No matter what type of energy a community depends on, there are always trade-offs. Fossil fuels have obvious, well-documented pollution and emissions consequences. Nuclear has until now been a hard sell for a public that hasn’t forgotten previous meltdowns. Wind and solar, which are now some of the cheapest and cleanest options, don’t guarantee continuous power generation, and have significant impacts on the land.
The Bluestone Wind project could produce enough power to supply about 59% of the county’s households, according to Northland Power. (However, the power generated locally feeds into a regional grid, along with other sources.) Viewed another way, that’s the equivalent of taking 15,800 cars off the road, Northland estimates.
Mr. Stanton, the project developer, says that fossil-fuel substitution far outweighs any potential environmental impacts. The developer went through a rigorous state permitting process, including submissions on wildlife protection, natural resources, visual character, and other commonly litigated issues.
“[The standards] are based in research and science,” he says.

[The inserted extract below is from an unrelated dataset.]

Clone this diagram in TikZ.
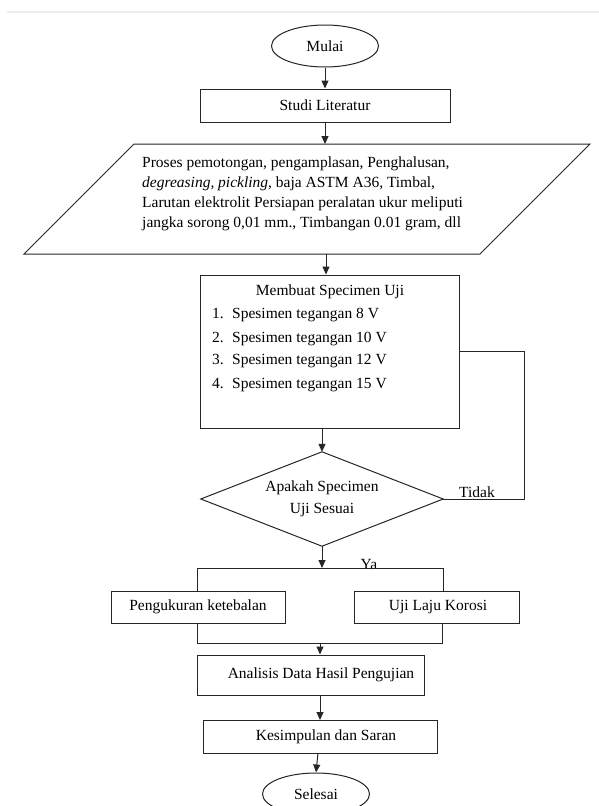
\documentclass[tikz,border=0pt]{standalone}
\usepackage{fontspec}
\setmainfont{Liberation Serif}
\usetikzlibrary{shapes.geometric,arrows.meta}
\begin{document}
\begin{tikzpicture}[x=1pt,y=-1pt,
  every node/.style={font=\fontsize{15.5}{18.5}\selectfont, inner sep=0pt},
  line/.style={draw=black!85, line width=1pt},
  arr/.style={line, -{Triangle[length=8pt,width=7pt]}},
  box/.style={line, rectangle},
  term/.style={line, ellipse, minimum width=107pt, minimum height=42pt},
  txt/.style={anchor=base west},
]
\useasboundingbox (0,0) rectangle (599,806);
\fill[white] (0,0) rectangle (599,806);
\draw[black!7, line width=2pt] (7,12) -- (599,12);

% start
\node[term] (mulai) at (325,46) {Mulai};
\node[box, minimum width=250pt, minimum height=33pt] (studi) at (325,105.5) {Studi Literatur};

% parallelogram
\coordinate (pTL) at (134,144);
\coordinate (pTR) at (590,144);
\coordinate (pBR) at (480,254);
\coordinate (pBL) at (24,254);
\draw[line] (pTL) -- (pTR) -- (pBR) -- (pBL) -- cycle;
\coordinate (ptop) at (325,144);
\coordinate (pbot) at (326,254);
\node[txt] (p1) at (142,167) {Proses pemotongan, pengamplasan, Penghalusan,};
\node[txt] (p2) at (142,187) {\textit{degreasing, pickling,} baja ASTM A36, Timbal,};
\node[txt] (p3) at (142,207) {Larutan elektrolit Persiapan peralatan ukur meliputi};
\node[txt] (p4) at (142,227) {jangka sorong 0,01 mm., Timbangan 0.01 gram, dll};

% specimen box
\node[box, minimum width=259pt, minimum height=153pt] (spec) at (329.5,351.5) {};
\node[anchor=base] (st) at (330,295) {Membuat Specimen Uji};
\node[txt] (n1) at (212,318) {1.};
\node[txt] (n2) at (212,342) {2.};
\node[txt] (n3) at (212,364) {3.};
\node[txt] (n4) at (212,388) {4.};
\node[txt] (s1) at (232,318) {Spesimen tegangan 8 V};
\node[txt] (s2) at (232,342) {Spesimen tegangan 10 V};
\node[txt] (s3) at (232,364) {Spesimen tegangan 12 V};
\node[txt] (s4) at (232,388) {Spesimen tegangan 15 V};

% decision
\node[rectangle, minimum width=242pt, minimum height=94pt, align=center,
      font=\fontsize{15.5}{22}\selectfont] (dec) at (322,499) {Apakah Specimen\\Uji Sesuai};
\draw[line] (dec.north) -- (dec.east) -- (dec.south) -- (dec.west) -- cycle;
\node[anchor=base] (tidak) at (477,497) {Tidak};
\node[anchor=base] (ya) at (369,569) {Ya};

% parallel tasks
\node[box, minimum width=174pt, minimum height=32pt] (peng) at (198,607) {Pengukuran ketebalan};
\node[box, minimum width=165pt, minimum height=32pt] (uji) at (436.5,607) {};
\node (ujit) at (438,607) {Uji Laju Korosi};
\coordinate (split) at (322,568);
\coordinate (splitL) at (197,568);
\coordinate (splitR) at (443,568);
\coordinate (joinL) at (197,643);
\coordinate (joinR) at (442,643);
\coordinate (join) at (320,643);

% analysis / conclusion / end
\node[box, minimum width=227pt, minimum height=40pt] (ana) at (310.5,675) {};
\node (anat) at (321,675) {Analisis Data Hasil Pengujian};
\node[box, minimum width=234pt, minimum height=33pt] (kes) at (320,736.5) {};
\node (kest) at (326,736.5) {Kesimpulan dan Saran};
\node[term] (selesai) at (316,794) {Selesai};

% connectors
\draw[arr] (mulai) -- (studi);
\draw[arr] (studi) -- (ptop);
\draw[arr] (pbot) -- (pbot |- spec.north);
\draw[arr] (dec.north |- spec.south) -- (dec.north);
\draw[line] (spec.east) -- ++(65,0) |- (dec.east);
\draw[arr] (dec.south) -- (split);
\draw[line] (splitL |- peng.north) -- (splitL) -- (splitR) -- (splitR |- uji.north);
\draw[line] (joinL |- peng.south) -- (joinL) -- (joinR) -- (joinR |- uji.south);
\draw[arr] (join) -- (join |- ana.north);
\draw[arr] (320,695) -- (320,720);
\draw[arr] (318,753) -- (selesai.north);
\end{tikzpicture}
\end{document}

Even when renewable energy projects pass certain standards, they still have environmental impacts, both direct and indirect, says Mr. Cummins of The Nature Conservancy. For example, because wind turbines have to be spread far apart, the towers and their access roads can have the effect of fragmenting animal habitats. And the trees cut down to make room for these developments represent a store of carbon that gets lost.
A complex puzzle
Concerns about flora and fauna, however, are only one piece of a complex puzzle around where to build wind turbines. Developers also have to consider wind speeds, the ability to plug into the larger electrical grid, and the cost of construction.
In a state like New York, which lacks the high wind speeds of the Great Plains, mountain ridgelines are among the only viable places to build onshore wind farms.
So a project like Bluestone Wind might be the best-case scenario, and some of the impacts can and are being mitigated. But rather than minimizing and mitigating in densely populated Northeast states, Mr. Cummins says we should build out wind capacity in Great Plains states while developing offshore wind farms, so as to avoid these trade-offs all together.
“Avoidance is the most cost-effective way for conservation,” he says.
As the pace of clean energy construction increases in coming years, these decisions will become all the more urgent. Wind and solar energy, for all of their benefits, take up much more land than fossil fuel power plants. And they promise to significantly transform the landscape in places like Sanford and Windsor.